The Mogwai video was a really wide open brief. Again it was a very small budget and quite a tight schedule. The problem with doing animation with tight schedules is a lot of people seem to think that because of the fact its so readily available in terms of what you see in music videos these days, it’s so ubiquitous that people think it can just happen like that. In actual fact it is a really time consuming thing. Especially with animation I feel like if I’m going to do it then I want to do it, try and do it as well as I can and when the schedules are so tight I tend to pitch a live action idea. So that’s probably the reason why I did a string of live action videos as apposed to animation ones. The Mogwai one, again it was quite an evocative title ‘The Friend of the Night’ which is always helpful actually to have a title to think about, just something to go on. It’s quite difficult, although it is nice to have quite and open brief it’s quite a difficult process where you’re pitching on something like that because it becomes a bit of a gamble. You never really know what the band are going to like or what they want to do with the track. So I went with the title and I don’t really know where the idea came from, I just thought it would be nice to tell some sort of cyclical story with a very still sequence of events that are somehow linked together.

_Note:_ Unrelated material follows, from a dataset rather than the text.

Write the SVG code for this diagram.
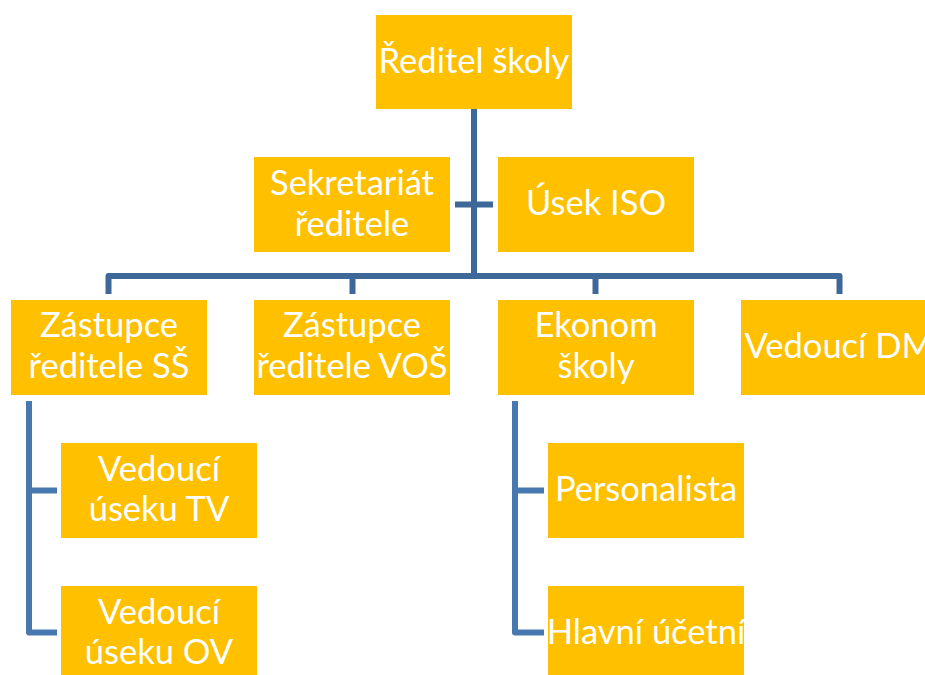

I still plan to continue doing music videos. I will continue to do them as long as people want me to make them. To be honest I think most, especially in the music video industry people see my kind of videos as the viable option for a lot of the bands that do have the big budgets and things like that, which doesn’t bother me. It’s fine. I do what I do so I can’t really give them anymore. So long as someone wants me to make them I’ll make them, but I won’t go out of my way to put lots of girls in bikinis or do crazy slick editing or whatever. It’s not something that appeals to me that much. It’s not something I’m desparately wanting to do and if that means I do an occasional video for an independent label then that’s fine. So long as it’s something that’s going to be fun for me and fun for whoever else is involved, then I’ll keep doing them.